Ícono bizantino, Cristo hambriento maldice una higuera que no da fruto.
  
      Ignoro si casi setenta años después de escrita esta autobiografía y clásico de la literatura de viajes que es Cantos de sirena, y después de la invasión turística masiva que ha convertido a Grecia en un objetivo codiciado de las agencias que han matado el viaje convirtiéndolo en destino turístico, persiste esta costumbre, pero hace que nos replanteemos el concepto de propiedad y, ligado a ella, el de robo. 

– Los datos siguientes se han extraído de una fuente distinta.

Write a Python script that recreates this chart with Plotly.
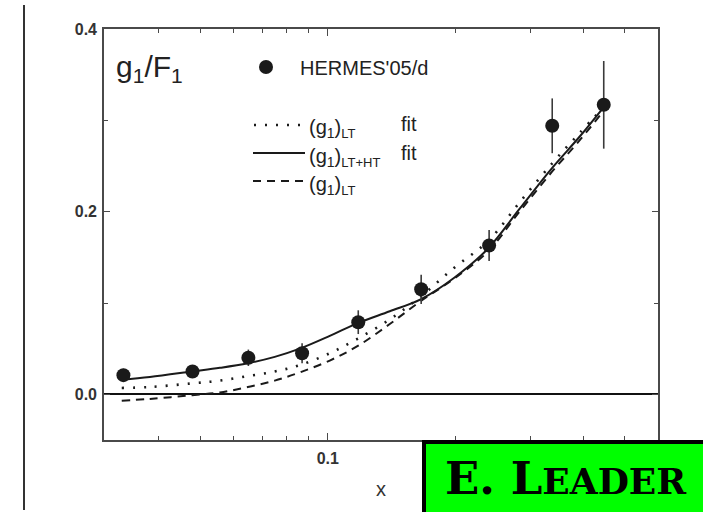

    El propietario de una higuera (no estamos hablando de una higuera silvestre que no tiene dueño) nunca podrá impedir que cualquiera disfrute de sus higos, uno de los sabores más dulces del verano, porque los frutos no son de su propietario, aunque sí la higuera, sino de los que tiendan la mano a ellos para degustarlos allí mismo en el momento.

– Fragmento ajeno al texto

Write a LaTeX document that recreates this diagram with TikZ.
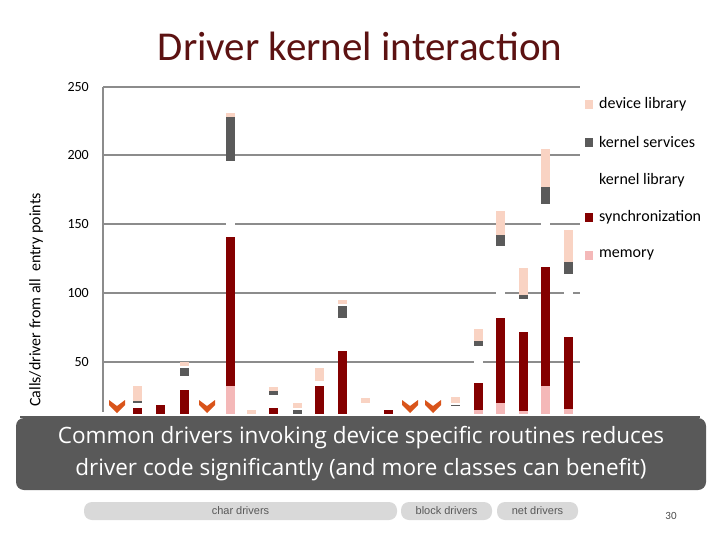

    Ladrón de higos solo podría llamarse a aquel que arramblara con los higos de la higuera, los metiera en un cesto y se los llevara para venderlos en el mercado cual vulgar zarracatín -aquel que compra barato para vender caro-, cosa que suele hacer las más de las veces el propio propietario cuando no se resigna a que la higuera dé sus frutos para todo el que los apetezca, incluido él mismo, su dueño y su señor. Si es el propietario el que acapara los higos para llevarlos al mercado, este, en buena lógica, se convierte en el principal ladrón de higos, porque está privando a los demás y privándose a sí mismo de los melifluos frutos de la higuera, que convierte en una mercancía que se vende a cambio de dinero. 

Viñeta de El Roto

    Es así como según esta vieja lógica rural griega el propietario se convierte en el ladrón que priva a los demás de un bien común. No en vano Pierre Joseph Proudhon se preguntaba en 1840 ¿qué es la propiedad? Y daba esta respuesta lapidaria, contundente y precisa: “La propiedad es un robo”. El propietario, pues, es el ladrón; y, a la inversa, el ladrón es el propietario. Toda propiedad es una expropiación. Y la propiedad privada, como su nombre indica, es una privación. Si yo poseo algo estoy expropiando, desposeyendo o privando de ello a los demás.

    Pero no podríamos llamar ladrón al propietario de la higuera cuando permitiera a cualquiera, como sucedía en Cálimno en los años cincuenta del siglo pasado, disfrutar de los frutos del árbol o de la viña como en el edén del paraíso, independientemente de que la higuera, la parra o la chumbera lindaran con el camino y, por lo tanto, cayeran fuera de su hacienda.